(AVAILABLE DATA):
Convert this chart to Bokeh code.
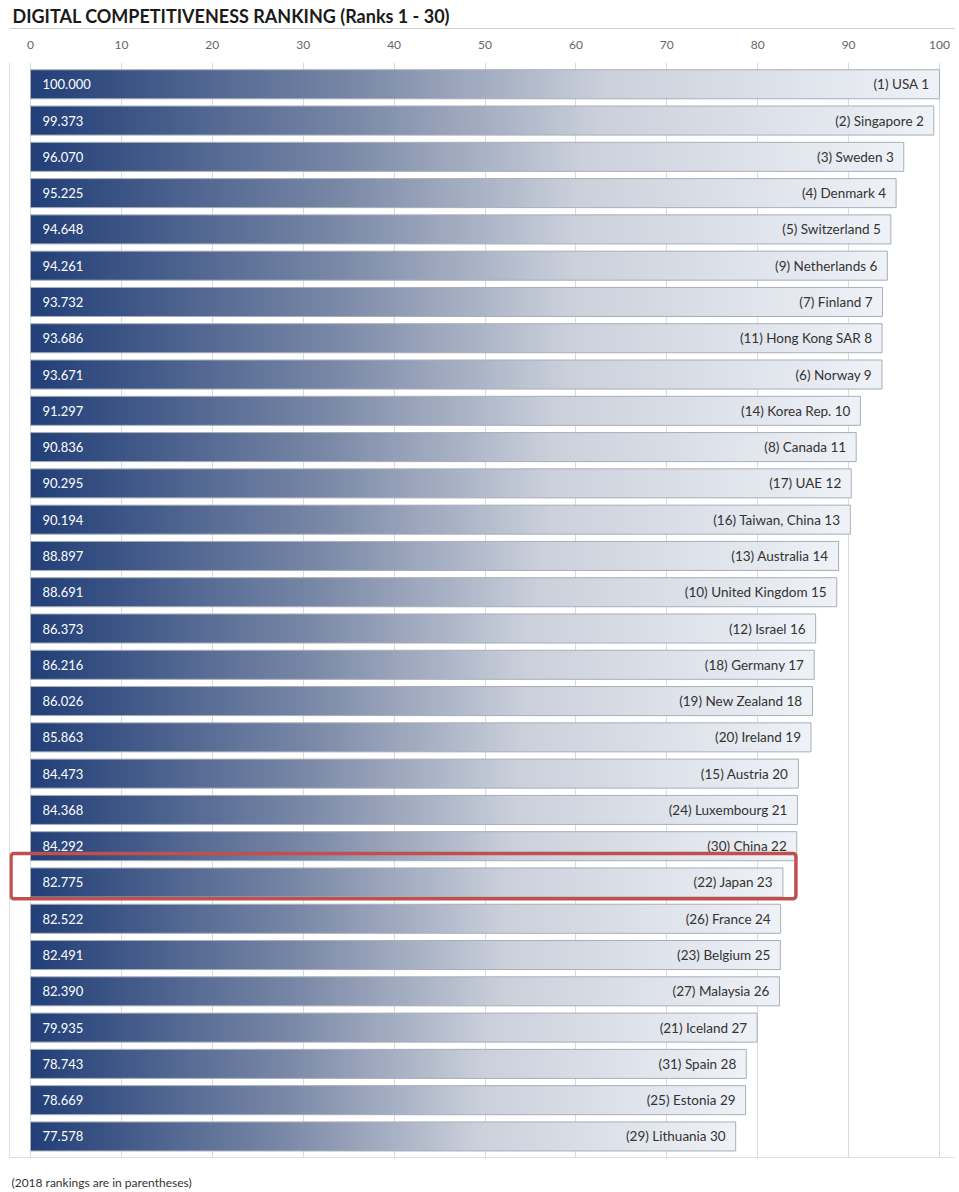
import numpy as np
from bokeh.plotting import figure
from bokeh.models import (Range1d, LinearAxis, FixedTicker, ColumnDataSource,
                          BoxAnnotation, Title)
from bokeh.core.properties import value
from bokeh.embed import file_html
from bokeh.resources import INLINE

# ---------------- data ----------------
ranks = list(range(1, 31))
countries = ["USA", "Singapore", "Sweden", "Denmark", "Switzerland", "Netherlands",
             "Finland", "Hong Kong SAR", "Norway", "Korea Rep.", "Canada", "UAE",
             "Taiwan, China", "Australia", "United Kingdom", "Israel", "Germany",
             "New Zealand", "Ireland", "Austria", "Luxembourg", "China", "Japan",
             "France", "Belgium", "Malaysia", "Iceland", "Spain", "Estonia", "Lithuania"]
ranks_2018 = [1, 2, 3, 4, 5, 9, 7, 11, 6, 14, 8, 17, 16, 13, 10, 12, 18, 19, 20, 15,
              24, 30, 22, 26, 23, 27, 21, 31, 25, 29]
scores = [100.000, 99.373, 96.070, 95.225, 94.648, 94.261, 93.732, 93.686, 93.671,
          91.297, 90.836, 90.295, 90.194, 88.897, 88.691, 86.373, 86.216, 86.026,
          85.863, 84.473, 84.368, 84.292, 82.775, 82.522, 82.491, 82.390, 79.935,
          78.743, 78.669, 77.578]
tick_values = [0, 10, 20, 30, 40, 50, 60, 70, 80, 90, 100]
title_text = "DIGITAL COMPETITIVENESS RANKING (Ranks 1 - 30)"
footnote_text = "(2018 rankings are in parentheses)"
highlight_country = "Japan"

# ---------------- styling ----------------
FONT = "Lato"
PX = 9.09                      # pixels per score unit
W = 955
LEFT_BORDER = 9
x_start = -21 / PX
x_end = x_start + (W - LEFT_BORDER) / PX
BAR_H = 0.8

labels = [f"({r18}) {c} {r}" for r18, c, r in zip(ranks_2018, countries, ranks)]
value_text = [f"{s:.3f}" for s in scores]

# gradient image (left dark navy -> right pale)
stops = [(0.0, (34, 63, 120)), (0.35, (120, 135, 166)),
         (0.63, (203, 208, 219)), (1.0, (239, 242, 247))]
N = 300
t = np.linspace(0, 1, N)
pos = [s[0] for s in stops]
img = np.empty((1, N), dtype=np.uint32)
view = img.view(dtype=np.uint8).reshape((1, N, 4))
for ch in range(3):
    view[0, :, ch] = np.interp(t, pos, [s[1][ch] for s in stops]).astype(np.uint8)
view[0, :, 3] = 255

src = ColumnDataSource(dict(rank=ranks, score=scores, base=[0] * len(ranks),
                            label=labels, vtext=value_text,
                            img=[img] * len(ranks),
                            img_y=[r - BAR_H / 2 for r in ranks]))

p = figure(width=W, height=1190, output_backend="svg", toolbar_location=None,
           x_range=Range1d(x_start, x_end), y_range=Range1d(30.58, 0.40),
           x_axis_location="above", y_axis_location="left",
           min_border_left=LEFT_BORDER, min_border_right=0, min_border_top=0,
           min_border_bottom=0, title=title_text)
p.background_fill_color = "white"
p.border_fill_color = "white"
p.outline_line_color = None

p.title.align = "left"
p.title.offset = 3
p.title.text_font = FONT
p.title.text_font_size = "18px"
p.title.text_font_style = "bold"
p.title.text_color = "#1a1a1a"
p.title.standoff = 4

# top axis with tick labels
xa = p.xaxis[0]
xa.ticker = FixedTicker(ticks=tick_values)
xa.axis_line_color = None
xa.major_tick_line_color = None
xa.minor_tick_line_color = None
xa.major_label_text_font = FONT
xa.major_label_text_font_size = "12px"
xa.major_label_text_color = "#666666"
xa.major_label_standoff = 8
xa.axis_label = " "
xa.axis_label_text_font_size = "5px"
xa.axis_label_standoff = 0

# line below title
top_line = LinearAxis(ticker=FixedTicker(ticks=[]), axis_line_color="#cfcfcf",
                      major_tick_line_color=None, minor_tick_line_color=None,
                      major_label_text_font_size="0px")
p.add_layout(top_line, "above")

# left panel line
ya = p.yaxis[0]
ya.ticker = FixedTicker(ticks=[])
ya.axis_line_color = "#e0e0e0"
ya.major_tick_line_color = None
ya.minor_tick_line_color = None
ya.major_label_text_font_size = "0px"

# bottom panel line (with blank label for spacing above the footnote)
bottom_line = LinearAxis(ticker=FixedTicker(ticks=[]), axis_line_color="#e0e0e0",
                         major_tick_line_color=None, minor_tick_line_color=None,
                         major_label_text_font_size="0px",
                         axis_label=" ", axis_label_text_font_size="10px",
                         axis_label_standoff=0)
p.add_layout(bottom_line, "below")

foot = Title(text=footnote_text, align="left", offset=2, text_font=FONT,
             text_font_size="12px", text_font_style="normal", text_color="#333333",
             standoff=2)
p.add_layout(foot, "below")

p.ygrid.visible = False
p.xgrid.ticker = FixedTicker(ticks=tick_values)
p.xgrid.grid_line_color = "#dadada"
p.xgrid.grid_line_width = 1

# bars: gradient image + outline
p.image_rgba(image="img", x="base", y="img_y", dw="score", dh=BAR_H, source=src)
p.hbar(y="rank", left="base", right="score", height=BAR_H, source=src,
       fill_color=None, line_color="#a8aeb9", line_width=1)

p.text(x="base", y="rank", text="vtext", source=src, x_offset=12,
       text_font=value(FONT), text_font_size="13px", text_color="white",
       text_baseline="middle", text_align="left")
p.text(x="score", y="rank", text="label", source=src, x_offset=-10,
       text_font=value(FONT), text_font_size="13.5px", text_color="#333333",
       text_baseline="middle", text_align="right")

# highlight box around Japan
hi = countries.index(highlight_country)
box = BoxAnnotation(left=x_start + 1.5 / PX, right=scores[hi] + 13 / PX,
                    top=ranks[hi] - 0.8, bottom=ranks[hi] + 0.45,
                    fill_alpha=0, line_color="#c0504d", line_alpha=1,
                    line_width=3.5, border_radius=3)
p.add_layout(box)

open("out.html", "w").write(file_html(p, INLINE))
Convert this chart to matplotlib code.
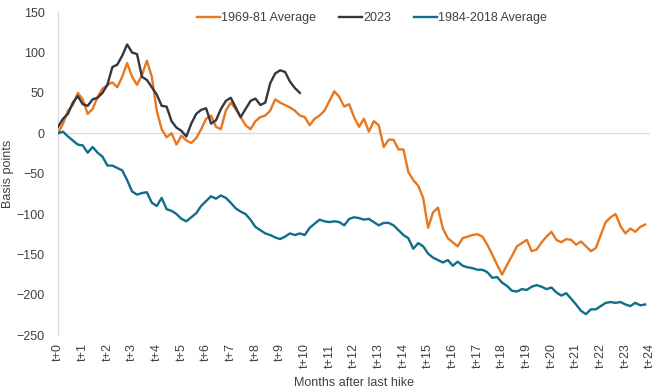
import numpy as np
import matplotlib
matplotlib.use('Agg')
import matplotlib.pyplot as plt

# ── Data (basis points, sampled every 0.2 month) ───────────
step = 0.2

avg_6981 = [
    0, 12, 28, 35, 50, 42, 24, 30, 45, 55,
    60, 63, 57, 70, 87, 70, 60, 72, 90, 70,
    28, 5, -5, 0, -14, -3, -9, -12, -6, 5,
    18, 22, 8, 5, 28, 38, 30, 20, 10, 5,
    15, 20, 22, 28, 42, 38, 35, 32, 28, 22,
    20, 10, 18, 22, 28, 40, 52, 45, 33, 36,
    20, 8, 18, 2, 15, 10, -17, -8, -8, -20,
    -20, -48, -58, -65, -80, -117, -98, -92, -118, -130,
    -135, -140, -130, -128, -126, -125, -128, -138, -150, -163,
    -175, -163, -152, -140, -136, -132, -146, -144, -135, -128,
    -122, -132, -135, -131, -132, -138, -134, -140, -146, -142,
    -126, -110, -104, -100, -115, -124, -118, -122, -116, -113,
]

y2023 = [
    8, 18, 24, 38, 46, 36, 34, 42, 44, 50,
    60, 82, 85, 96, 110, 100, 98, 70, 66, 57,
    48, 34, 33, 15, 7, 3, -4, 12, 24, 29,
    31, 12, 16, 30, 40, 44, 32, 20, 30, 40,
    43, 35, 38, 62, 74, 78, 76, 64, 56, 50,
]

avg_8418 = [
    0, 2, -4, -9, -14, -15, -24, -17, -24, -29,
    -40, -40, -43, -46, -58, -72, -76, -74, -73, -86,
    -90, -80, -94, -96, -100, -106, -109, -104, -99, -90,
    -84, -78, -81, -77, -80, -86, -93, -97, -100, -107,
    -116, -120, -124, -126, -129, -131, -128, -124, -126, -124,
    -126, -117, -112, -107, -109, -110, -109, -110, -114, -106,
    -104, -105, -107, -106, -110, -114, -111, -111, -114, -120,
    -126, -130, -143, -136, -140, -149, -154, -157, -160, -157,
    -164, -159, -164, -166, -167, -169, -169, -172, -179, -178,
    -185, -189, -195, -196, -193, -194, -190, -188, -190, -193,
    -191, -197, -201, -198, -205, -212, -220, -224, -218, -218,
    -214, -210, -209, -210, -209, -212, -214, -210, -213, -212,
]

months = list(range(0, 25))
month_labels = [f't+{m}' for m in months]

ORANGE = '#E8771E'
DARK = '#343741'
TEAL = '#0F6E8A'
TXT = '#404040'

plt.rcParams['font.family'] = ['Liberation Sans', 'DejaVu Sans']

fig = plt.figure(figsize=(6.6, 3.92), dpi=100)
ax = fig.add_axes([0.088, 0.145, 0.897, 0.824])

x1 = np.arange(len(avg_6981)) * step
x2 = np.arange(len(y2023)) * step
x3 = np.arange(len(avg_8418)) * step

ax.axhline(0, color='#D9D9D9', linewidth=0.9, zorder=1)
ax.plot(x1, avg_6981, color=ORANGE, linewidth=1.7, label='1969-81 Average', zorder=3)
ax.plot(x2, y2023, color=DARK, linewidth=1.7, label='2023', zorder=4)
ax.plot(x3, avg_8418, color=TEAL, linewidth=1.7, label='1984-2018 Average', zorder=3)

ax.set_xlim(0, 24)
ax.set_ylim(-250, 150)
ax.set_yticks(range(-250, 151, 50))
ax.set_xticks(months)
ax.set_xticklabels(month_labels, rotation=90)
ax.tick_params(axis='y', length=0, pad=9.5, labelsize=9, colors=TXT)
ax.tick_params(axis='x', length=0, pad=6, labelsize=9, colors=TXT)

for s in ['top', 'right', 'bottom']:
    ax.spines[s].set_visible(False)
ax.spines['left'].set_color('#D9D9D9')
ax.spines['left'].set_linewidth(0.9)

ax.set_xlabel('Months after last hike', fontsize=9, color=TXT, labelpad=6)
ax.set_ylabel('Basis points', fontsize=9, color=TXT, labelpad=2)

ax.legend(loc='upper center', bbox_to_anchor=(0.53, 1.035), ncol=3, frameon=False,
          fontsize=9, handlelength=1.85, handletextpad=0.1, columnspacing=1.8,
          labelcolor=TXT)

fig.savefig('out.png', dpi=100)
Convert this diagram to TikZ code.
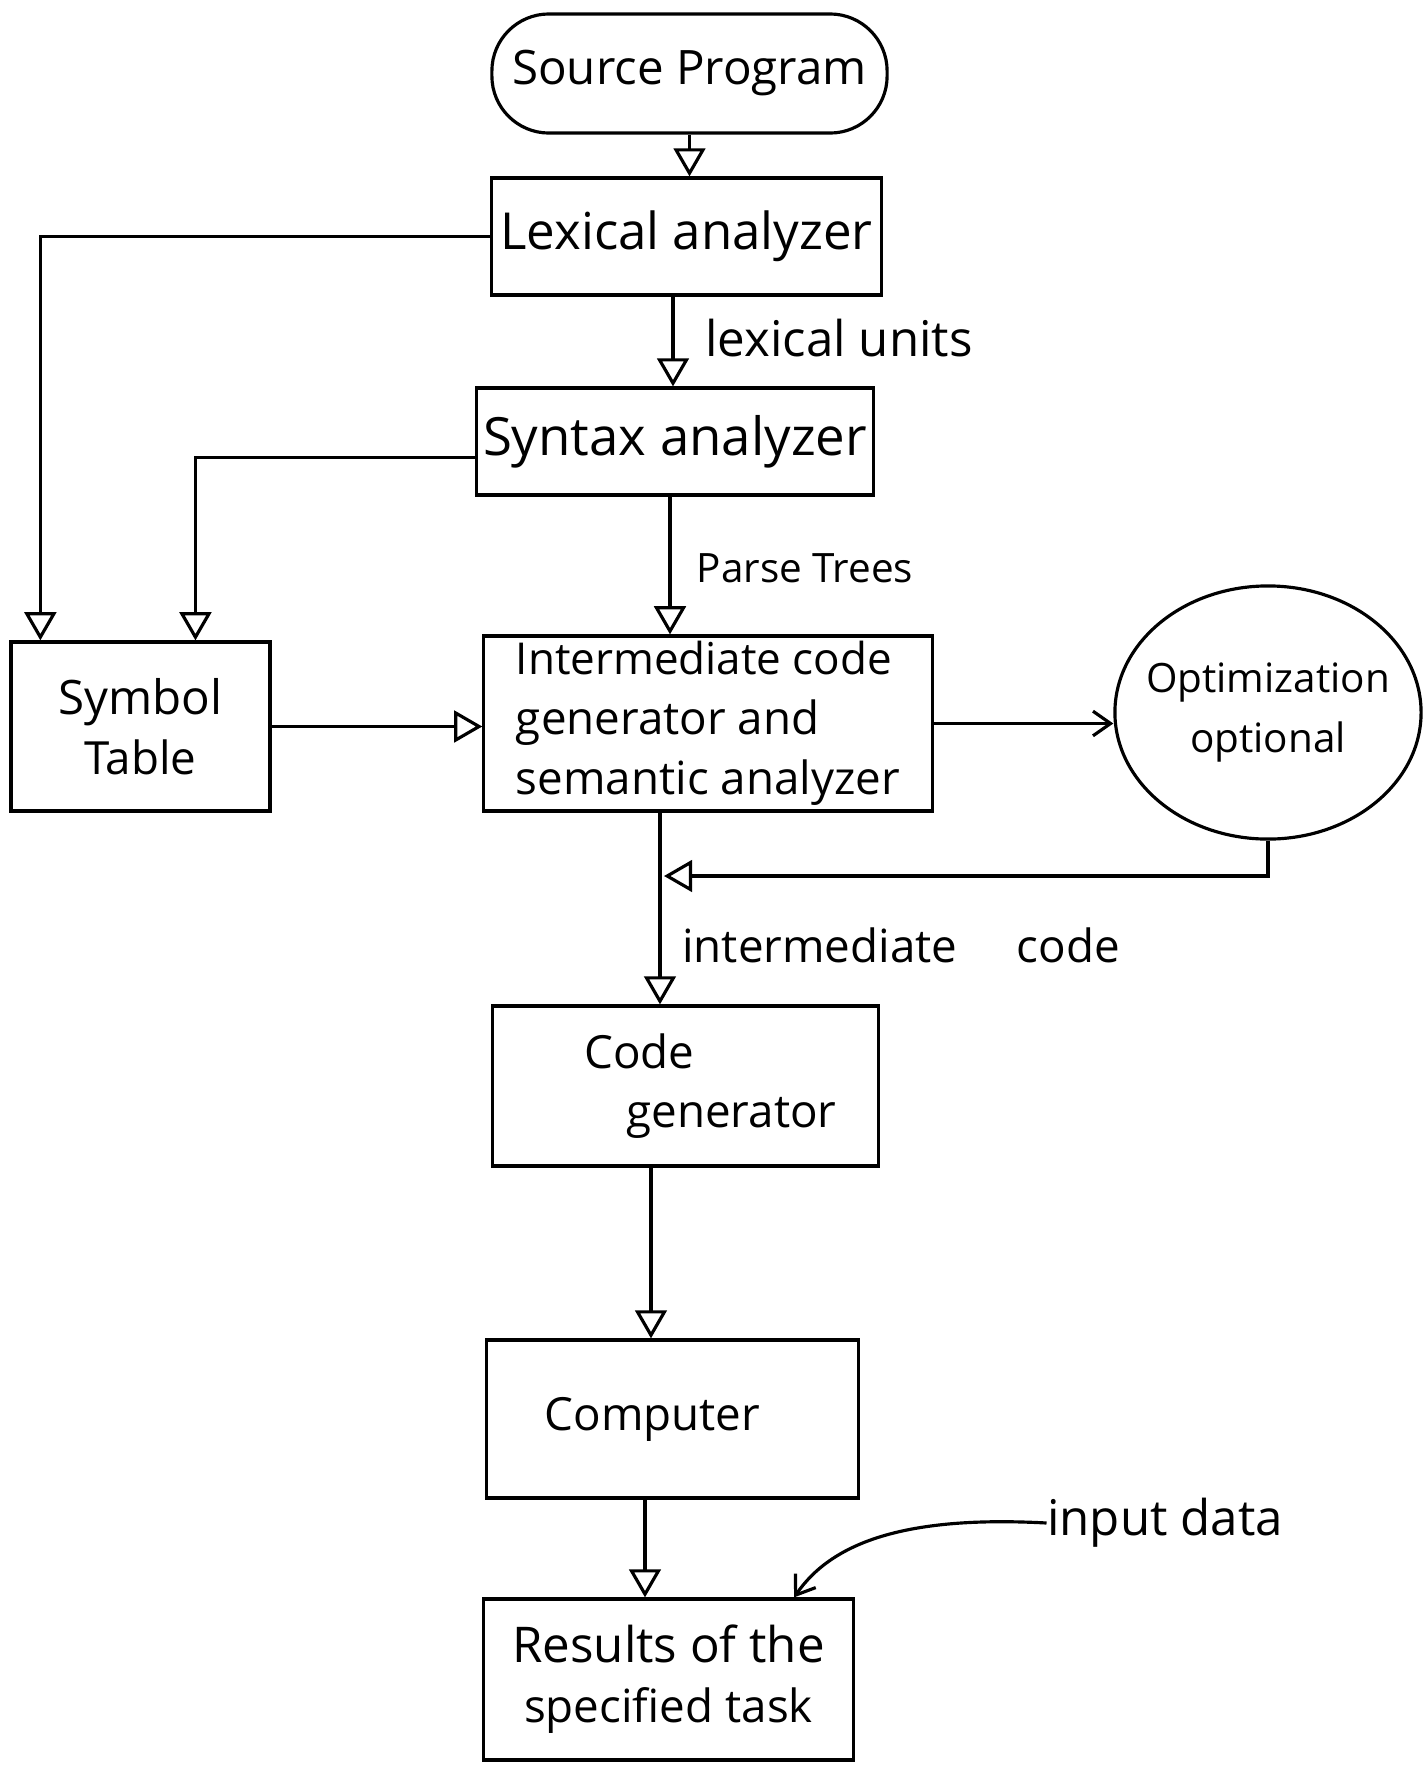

(EXERCISE):
Skip the pictures. Restate exactly the lines from the start of the entries through the line containing "view[0, :, 3] = 255", both ends included.

(COMPLETE ANSWER):
Convert this chart to Bokeh code.
import numpy as np
from bokeh.plotting import figure
from bokeh.models import (Range1d, LinearAxis, FixedTicker, ColumnDataSource,
                          BoxAnnotation, Title)
from bokeh.core.properties import value
from bokeh.embed import file_html
from bokeh.resources import INLINE

# ---------------- data ----------------
ranks = list(range(1, 31))
countries = ["USA", "Singapore", "Sweden", "Denmark", "Switzerland", "Netherlands",
             "Finland", "Hong Kong SAR", "Norway", "Korea Rep.", "Canada", "UAE",
             "Taiwan, China", "Australia", "United Kingdom", "Israel", "Germany",
             "New Zealand", "Ireland", "Austria", "Luxembourg", "China", "Japan",
             "France", "Belgium", "Malaysia", "Iceland", "Spain", "Estonia", "Lithuania"]
ranks_2018 = [1, 2, 3, 4, 5, 9, 7, 11, 6, 14, 8, 17, 16, 13, 10, 12, 18, 19, 20, 15,
              24, 30, 22, 26, 23, 27, 21, 31, 25, 29]
scores = [100.000, 99.373, 96.070, 95.225, 94.648, 94.261, 93.732, 93.686, 93.671,
          91.297, 90.836, 90.295, 90.194, 88.897, 88.691, 86.373, 86.216, 86.026,
          85.863, 84.473, 84.368, 84.292, 82.775, 82.522, 82.491, 82.390, 79.935,
          78.743, 78.669, 77.578]
tick_values = [0, 10, 20, 30, 40, 50, 60, 70, 80, 90, 100]
title_text = "DIGITAL COMPETITIVENESS RANKING (Ranks 1 - 30)"
footnote_text = "(2018 rankings are in parentheses)"
highlight_country = "Japan"

# ---------------- styling ----------------
FONT = "Lato"
PX = 9.09                      # pixels per score unit
W = 955
LEFT_BORDER = 9
x_start = -21 / PX
x_end = x_start + (W - LEFT_BORDER) / PX
BAR_H = 0.8

labels = [f"({r18}) {c} {r}" for r18, c, r in zip(ranks_2018, countries, ranks)]
value_text = [f"{s:.3f}" for s in scores]

# gradient image (left dark navy -> right pale)
stops = [(0.0, (34, 63, 120)), (0.35, (120, 135, 166)),
         (0.63, (203, 208, 219)), (1.0, (239, 242, 247))]
N = 300
t = np.linspace(0, 1, N)
pos = [s[0] for s in stops]
img = np.empty((1, N), dtype=np.uint32)
view = img.view(dtype=np.uint8).reshape((1, N, 4))
for ch in range(3):
    view[0, :, ch] = np.interp(t, pos, [s[1][ch] for s in stops]).astype(np.uint8)
view[0, :, 3] = 255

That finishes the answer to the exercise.